_Task description_. Pull out every line containing the string "that".

_Dataset records_.
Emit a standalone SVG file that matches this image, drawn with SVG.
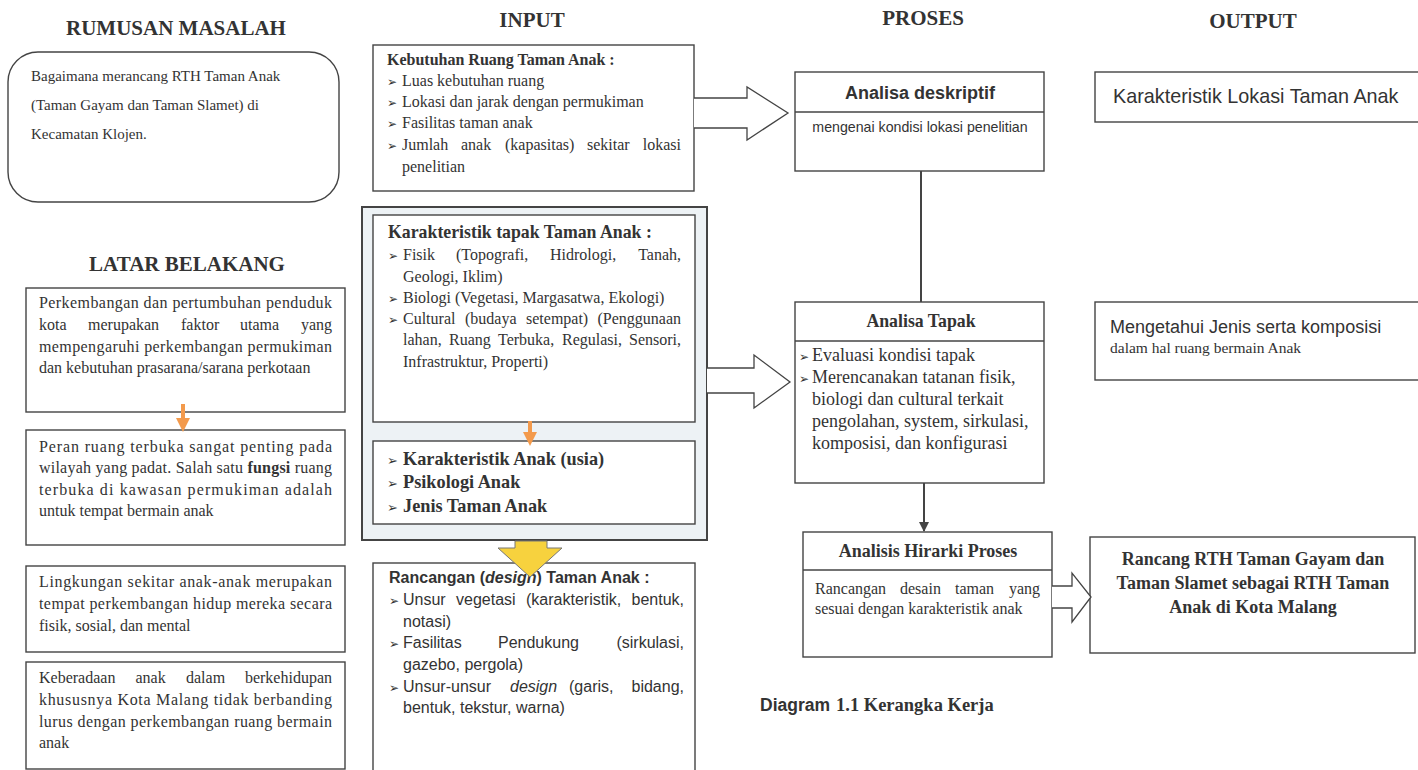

---

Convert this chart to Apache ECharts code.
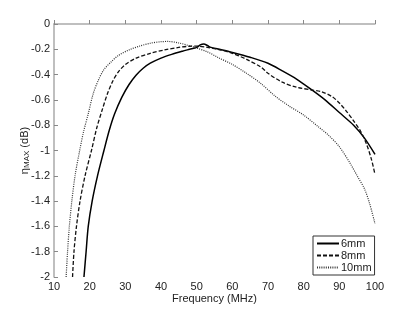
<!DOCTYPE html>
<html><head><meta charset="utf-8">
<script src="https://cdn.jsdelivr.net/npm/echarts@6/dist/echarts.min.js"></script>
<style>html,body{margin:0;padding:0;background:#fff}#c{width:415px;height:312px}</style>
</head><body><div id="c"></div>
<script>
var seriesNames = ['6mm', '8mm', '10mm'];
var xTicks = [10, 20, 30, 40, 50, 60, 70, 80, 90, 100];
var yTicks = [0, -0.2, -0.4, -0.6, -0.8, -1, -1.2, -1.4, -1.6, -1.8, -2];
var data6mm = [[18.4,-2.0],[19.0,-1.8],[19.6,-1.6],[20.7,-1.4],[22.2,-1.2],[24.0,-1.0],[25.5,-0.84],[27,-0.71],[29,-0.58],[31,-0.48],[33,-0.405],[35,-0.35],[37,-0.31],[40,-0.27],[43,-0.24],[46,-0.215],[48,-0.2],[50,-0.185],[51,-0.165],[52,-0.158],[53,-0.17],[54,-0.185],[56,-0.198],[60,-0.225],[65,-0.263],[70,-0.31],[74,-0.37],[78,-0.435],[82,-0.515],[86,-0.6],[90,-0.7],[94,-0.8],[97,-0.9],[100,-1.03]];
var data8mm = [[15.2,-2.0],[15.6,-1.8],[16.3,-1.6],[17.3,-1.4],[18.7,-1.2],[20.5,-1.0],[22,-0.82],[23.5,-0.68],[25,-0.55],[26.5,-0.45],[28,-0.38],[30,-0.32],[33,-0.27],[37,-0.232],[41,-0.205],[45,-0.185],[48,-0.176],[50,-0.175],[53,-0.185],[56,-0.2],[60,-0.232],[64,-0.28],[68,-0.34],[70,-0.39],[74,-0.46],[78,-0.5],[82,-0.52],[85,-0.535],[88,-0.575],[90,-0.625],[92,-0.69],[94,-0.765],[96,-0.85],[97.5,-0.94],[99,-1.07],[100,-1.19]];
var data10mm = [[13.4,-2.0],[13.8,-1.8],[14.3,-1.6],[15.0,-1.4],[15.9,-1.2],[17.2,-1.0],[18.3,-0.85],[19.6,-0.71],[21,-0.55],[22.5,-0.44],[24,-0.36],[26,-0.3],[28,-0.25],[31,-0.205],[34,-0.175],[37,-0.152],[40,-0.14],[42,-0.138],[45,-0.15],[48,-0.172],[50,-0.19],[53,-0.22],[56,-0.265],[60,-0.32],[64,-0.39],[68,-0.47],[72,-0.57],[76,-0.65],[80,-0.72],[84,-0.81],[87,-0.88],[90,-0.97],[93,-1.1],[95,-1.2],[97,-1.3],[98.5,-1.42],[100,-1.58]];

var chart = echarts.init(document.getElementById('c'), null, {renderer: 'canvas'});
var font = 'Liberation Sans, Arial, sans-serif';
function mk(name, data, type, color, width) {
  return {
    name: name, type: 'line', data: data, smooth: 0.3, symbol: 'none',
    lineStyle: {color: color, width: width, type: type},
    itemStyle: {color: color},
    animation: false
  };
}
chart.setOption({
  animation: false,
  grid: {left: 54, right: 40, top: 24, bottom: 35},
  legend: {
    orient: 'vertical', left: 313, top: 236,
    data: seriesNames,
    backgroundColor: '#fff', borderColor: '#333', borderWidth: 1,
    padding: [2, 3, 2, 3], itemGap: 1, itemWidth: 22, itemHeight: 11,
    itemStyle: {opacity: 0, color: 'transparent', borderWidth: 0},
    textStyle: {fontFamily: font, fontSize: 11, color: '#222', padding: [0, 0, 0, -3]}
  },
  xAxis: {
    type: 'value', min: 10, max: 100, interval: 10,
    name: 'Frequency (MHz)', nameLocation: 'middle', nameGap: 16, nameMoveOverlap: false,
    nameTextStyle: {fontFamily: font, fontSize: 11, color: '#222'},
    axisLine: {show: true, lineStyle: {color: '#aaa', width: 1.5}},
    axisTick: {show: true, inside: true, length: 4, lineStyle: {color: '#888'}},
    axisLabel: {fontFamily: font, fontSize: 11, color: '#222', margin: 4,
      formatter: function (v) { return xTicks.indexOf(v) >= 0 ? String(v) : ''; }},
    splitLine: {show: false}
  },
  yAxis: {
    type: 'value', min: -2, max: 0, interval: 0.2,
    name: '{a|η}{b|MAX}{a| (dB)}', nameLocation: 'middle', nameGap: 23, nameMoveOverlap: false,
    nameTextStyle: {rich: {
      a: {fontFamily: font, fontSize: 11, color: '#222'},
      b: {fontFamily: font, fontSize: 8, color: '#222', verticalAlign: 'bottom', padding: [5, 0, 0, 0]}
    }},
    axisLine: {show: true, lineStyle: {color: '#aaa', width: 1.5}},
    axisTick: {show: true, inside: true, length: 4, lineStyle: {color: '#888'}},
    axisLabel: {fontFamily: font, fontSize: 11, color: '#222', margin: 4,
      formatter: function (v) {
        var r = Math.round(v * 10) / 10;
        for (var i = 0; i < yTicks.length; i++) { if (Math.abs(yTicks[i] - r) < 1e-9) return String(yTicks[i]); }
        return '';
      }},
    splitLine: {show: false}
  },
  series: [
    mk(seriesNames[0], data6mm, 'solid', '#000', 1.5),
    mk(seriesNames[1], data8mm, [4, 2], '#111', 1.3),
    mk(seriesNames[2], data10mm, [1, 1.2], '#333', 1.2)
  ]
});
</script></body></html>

...

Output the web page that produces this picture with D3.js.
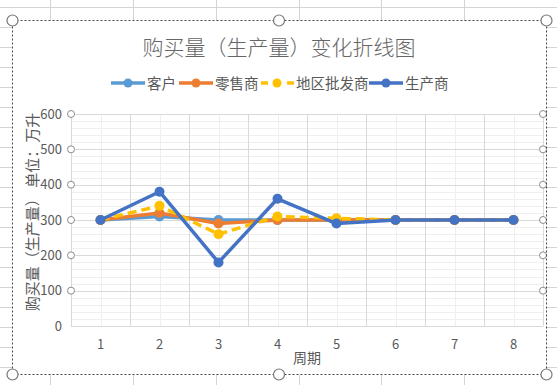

_Written response_.
Emit a standalone SVG file that matches this image, drawn with SVG.
Output the web page that produces this picture with D3.js.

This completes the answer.